>>>>

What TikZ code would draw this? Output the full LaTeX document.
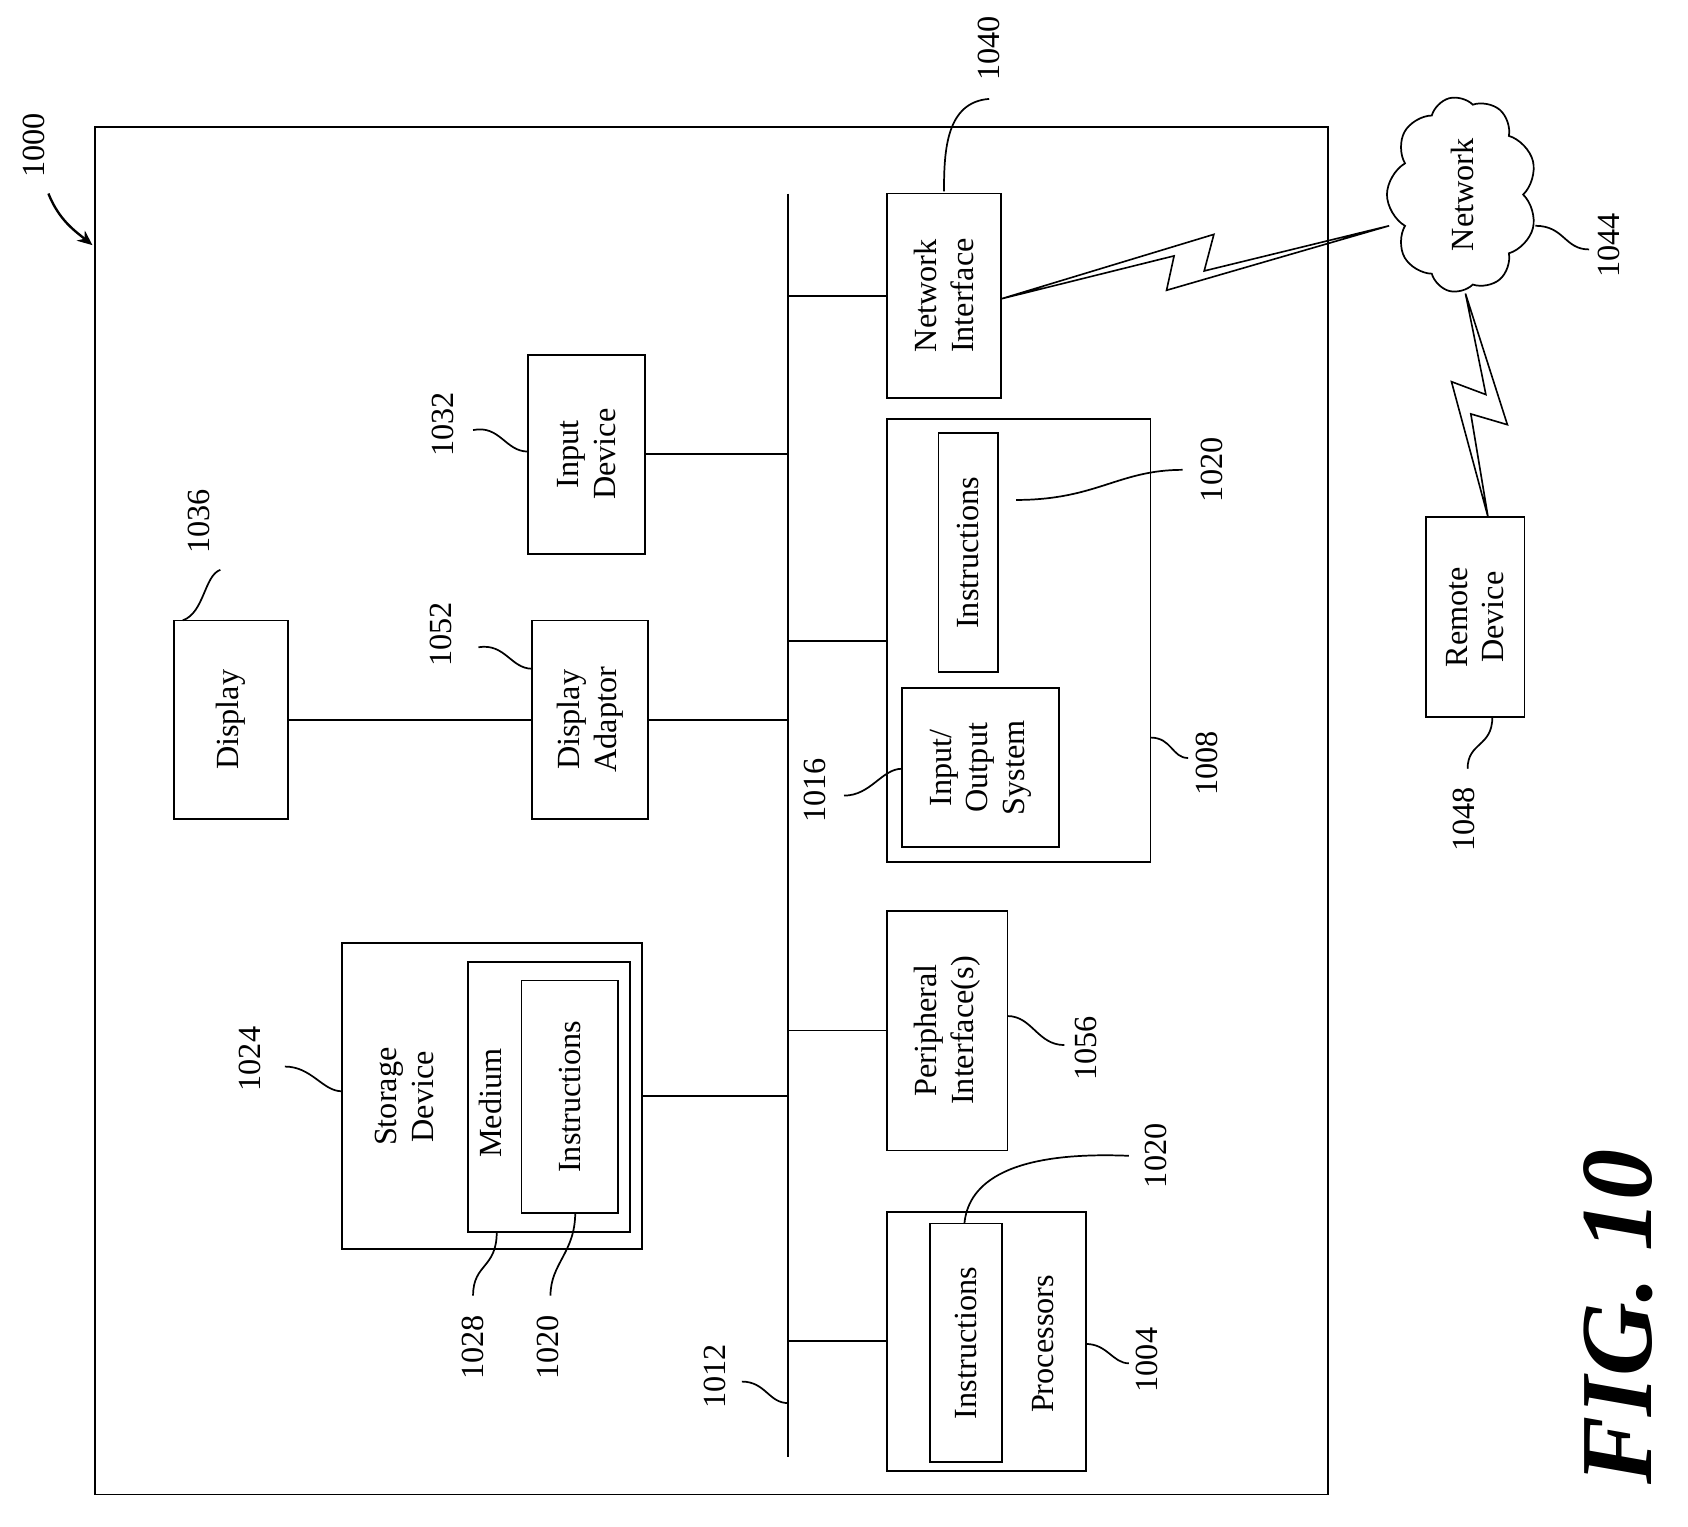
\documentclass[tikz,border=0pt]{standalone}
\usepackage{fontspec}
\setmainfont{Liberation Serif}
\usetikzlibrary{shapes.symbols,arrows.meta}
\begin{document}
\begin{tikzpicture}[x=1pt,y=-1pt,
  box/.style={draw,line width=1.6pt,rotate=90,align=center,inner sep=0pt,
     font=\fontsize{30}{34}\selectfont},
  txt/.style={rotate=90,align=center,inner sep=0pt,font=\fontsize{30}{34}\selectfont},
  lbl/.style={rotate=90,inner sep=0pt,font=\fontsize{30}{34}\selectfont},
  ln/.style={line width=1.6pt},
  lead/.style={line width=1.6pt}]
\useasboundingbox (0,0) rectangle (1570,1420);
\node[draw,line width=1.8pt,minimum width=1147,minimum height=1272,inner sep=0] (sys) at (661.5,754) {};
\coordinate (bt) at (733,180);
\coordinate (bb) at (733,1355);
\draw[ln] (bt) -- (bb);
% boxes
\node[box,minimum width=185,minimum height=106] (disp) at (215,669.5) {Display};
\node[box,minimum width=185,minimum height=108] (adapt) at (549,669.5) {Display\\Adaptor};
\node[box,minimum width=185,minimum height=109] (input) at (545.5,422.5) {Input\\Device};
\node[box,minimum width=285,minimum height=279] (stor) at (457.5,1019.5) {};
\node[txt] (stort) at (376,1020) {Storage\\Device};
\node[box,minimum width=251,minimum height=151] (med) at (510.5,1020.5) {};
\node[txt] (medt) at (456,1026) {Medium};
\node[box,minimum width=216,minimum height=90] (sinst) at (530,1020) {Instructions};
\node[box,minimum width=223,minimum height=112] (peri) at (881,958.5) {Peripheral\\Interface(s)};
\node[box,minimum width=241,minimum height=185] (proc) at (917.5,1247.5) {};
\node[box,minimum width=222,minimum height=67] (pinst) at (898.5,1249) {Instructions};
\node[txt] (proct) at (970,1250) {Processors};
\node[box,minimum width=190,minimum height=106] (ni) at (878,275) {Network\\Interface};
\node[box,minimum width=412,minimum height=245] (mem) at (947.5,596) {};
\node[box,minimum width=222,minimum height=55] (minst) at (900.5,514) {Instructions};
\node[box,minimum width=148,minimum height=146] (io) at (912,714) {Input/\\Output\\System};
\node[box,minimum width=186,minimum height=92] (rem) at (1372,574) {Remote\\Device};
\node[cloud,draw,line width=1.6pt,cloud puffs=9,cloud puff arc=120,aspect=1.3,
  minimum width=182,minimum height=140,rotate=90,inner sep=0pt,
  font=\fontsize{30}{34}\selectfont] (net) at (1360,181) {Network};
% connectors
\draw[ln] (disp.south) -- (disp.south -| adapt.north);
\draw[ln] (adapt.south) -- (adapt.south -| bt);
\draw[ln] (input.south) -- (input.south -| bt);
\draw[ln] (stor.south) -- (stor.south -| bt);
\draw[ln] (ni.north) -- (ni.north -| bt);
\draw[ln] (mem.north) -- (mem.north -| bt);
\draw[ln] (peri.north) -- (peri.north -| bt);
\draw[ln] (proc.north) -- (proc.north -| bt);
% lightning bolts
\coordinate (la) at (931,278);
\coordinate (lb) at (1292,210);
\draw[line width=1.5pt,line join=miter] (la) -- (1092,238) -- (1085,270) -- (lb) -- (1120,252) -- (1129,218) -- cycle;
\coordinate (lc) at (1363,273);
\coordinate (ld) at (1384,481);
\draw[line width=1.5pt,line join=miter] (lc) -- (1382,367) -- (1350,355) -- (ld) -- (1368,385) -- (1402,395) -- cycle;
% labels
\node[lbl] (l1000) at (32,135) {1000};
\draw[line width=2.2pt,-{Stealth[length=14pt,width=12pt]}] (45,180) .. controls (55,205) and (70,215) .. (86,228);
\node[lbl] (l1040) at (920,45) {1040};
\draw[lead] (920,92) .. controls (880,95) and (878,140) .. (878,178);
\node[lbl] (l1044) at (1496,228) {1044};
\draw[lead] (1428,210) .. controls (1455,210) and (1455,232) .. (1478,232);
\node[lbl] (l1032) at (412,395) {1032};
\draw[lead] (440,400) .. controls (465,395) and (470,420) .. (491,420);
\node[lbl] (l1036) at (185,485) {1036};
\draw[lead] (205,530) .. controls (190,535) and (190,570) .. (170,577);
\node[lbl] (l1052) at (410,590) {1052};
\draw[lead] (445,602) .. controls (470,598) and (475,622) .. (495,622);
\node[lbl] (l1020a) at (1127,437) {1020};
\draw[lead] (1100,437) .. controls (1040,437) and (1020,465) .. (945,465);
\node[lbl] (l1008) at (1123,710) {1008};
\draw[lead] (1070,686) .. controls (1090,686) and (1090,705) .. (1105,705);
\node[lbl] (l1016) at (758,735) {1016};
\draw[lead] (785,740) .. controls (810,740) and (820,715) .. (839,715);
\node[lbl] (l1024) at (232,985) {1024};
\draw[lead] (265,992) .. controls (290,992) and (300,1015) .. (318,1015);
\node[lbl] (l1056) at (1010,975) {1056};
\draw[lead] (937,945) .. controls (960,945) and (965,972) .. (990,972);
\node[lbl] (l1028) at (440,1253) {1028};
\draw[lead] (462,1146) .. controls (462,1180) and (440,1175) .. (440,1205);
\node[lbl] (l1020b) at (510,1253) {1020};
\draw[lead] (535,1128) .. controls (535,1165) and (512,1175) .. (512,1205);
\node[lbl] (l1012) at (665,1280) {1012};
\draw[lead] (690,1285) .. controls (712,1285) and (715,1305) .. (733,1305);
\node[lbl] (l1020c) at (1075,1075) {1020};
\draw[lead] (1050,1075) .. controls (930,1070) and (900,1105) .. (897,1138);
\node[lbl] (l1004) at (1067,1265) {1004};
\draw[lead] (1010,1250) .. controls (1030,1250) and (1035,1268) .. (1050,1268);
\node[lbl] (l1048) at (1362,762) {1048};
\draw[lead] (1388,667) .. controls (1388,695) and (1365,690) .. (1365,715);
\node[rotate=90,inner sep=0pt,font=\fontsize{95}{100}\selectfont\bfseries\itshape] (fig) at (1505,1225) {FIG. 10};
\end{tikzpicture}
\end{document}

<<<<

◆ STATED TASK
Using the material above, set down every line exactly, but skip the pictures.

◆ EXPECTED ANSWER
What TikZ code would draw this? Output the full LaTeX document.
\documentclass[tikz,border=0pt]{standalone}
\usepackage{fontspec}
\setmainfont{Liberation Serif}
\usetikzlibrary{shapes.symbols,arrows.meta}
\begin{document}
\begin{tikzpicture}[x=1pt,y=-1pt,
  box/.style={draw,line width=1.6pt,rotate=90,align=center,inner sep=0pt,
     font=\fontsize{30}{34}\selectfont},
  txt/.style={rotate=90,align=center,inner sep=0pt,font=\fontsize{30}{34}\selectfont},
  lbl/.style={rotate=90,inner sep=0pt,font=\fontsize{30}{34}\selectfont},
  ln/.style={line width=1.6pt},
  lead/.style={line width=1.6pt}]
\useasboundingbox (0,0) rectangle (1570,1420);
\node[draw,line width=1.8pt,minimum width=1147,minimum height=1272,inner sep=0] (sys) at (661.5,754) {};
\coordinate (bt) at (733,180);
\coordinate (bb) at (733,1355);
\draw[ln] (bt) -- (bb);
% boxes
\node[box,minimum width=185,minimum height=106] (disp) at (215,669.5) {Display};
\node[box,minimum width=185,minimum height=108] (adapt) at (549,669.5) {Display\\Adaptor};
\node[box,minimum width=185,minimum height=109] (input) at (545.5,422.5) {Input\\Device};
\node[box,minimum width=285,minimum height=279] (stor) at (457.5,1019.5) {};
\node[txt] (stort) at (376,1020) {Storage\\Device};
\node[box,minimum width=251,minimum height=151] (med) at (510.5,1020.5) {};
\node[txt] (medt) at (456,1026) {Medium};
\node[box,minimum width=216,minimum height=90] (sinst) at (530,1020) {Instructions};
\node[box,minimum width=223,minimum height=112] (peri) at (881,958.5) {Peripheral\\Interface(s)};
\node[box,minimum width=241,minimum height=185] (proc) at (917.5,1247.5) {};
\node[box,minimum width=222,minimum height=67] (pinst) at (898.5,1249) {Instructions};
\node[txt] (proct) at (970,1250) {Processors};
\node[box,minimum width=190,minimum height=106] (ni) at (878,275) {Network\\Interface};
\node[box,minimum width=412,minimum height=245] (mem) at (947.5,596) {};
\node[box,minimum width=222,minimum height=55] (minst) at (900.5,514) {Instructions};
\node[box,minimum width=148,minimum height=146] (io) at (912,714) {Input/\\Output\\System};
\node[box,minimum width=186,minimum height=92] (rem) at (1372,574) {Remote\\Device};
\node[cloud,draw,line width=1.6pt,cloud puffs=9,cloud puff arc=120,aspect=1.3,
  minimum width=182,minimum height=140,rotate=90,inner sep=0pt,
  font=\fontsize{30}{34}\selectfont] (net) at (1360,181) {Network};
% connectors
\draw[ln] (disp.south) -- (disp.south -| adapt.north);
\draw[ln] (adapt.south) -- (adapt.south -| bt);
\draw[ln] (input.south) -- (input.south -| bt);
\draw[ln] (stor.south) -- (stor.south -| bt);
\draw[ln] (ni.north) -- (ni.north -| bt);
\draw[ln] (mem.north) -- (mem.north -| bt);
\draw[ln] (peri.north) -- (peri.north -| bt);
\draw[ln] (proc.north) -- (proc.north -| bt);
% lightning bolts
\coordinate (la) at (931,278);
\coordinate (lb) at (1292,210);
\draw[line width=1.5pt,line join=miter] (la) -- (1092,238) -- (1085,270) -- (lb) -- (1120,252) -- (1129,218) -- cycle;
\coordinate (lc) at (1363,273);
\coordinate (ld) at (1384,481);
\draw[line width=1.5pt,line join=miter] (lc) -- (1382,367) -- (1350,355) -- (ld) -- (1368,385) -- (1402,395) -- cycle;
% labels
\node[lbl] (l1000) at (32,135) {1000};
\draw[line width=2.2pt,-{Stealth[length=14pt,width=12pt]}] (45,180) .. controls (55,205) and (70,215) .. (86,228);
\node[lbl] (l1040) at (920,45) {1040};
\draw[lead] (920,92) .. controls (880,95) and (878,140) .. (878,178);
\node[lbl] (l1044) at (1496,228) {1044};
\draw[lead] (1428,210) .. controls (1455,210) and (1455,232) .. (1478,232);
\node[lbl] (l1032) at (412,395) {1032};
\draw[lead] (440,400) .. controls (465,395) and (470,420) .. (491,420);
\node[lbl] (l1036) at (185,485) {1036};
\draw[lead] (205,530) .. controls (190,535) and (190,570) .. (170,577);
\node[lbl] (l1052) at (410,590) {1052};
\draw[lead] (445,602) .. controls (470,598) and (475,622) .. (495,622);
\node[lbl] (l1020a) at (1127,437) {1020};
\draw[lead] (1100,437) .. controls (1040,437) and (1020,465) .. (945,465);
\node[lbl] (l1008) at (1123,710) {1008};
\draw[lead] (1070,686) .. controls (1090,686) and (1090,705) .. (1105,705);
\node[lbl] (l1016) at (758,735) {1016};
\draw[lead] (785,740) .. controls (810,740) and (820,715) .. (839,715);
\node[lbl] (l1024) at (232,985) {1024};
\draw[lead] (265,992) .. controls (290,992) and (300,1015) .. (318,1015);
\node[lbl] (l1056) at (1010,975) {1056};
\draw[lead] (937,945) .. controls (960,945) and (965,972) .. (990,972);
\node[lbl] (l1028) at (440,1253) {1028};
\draw[lead] (462,1146) .. controls (462,1180) and (440,1175) .. (440,1205);
\node[lbl] (l1020b) at (510,1253) {1020};
\draw[lead] (535,1128) .. controls (535,1165) and (512,1175) .. (512,1205);
\node[lbl] (l1012) at (665,1280) {1012};
\draw[lead] (690,1285) .. controls (712,1285) and (715,1305) .. (733,1305);
\node[lbl] (l1020c) at (1075,1075) {1020};
\draw[lead] (1050,1075) .. controls (930,1070) and (900,1105) .. (897,1138);
\node[lbl] (l1004) at (1067,1265) {1004};
\draw[lead] (1010,1250) .. controls (1030,1250) and (1035,1268) .. (1050,1268);
\node[lbl] (l1048) at (1362,762) {1048};
\draw[lead] (1388,667) .. controls (1388,695) and (1365,690) .. (1365,715);
\node[rotate=90,inner sep=0pt,font=\fontsize{95}{100}\selectfont\bfseries\itshape] (fig) at (1505,1225) {FIG. 10};
\end{tikzpicture}
\end{document}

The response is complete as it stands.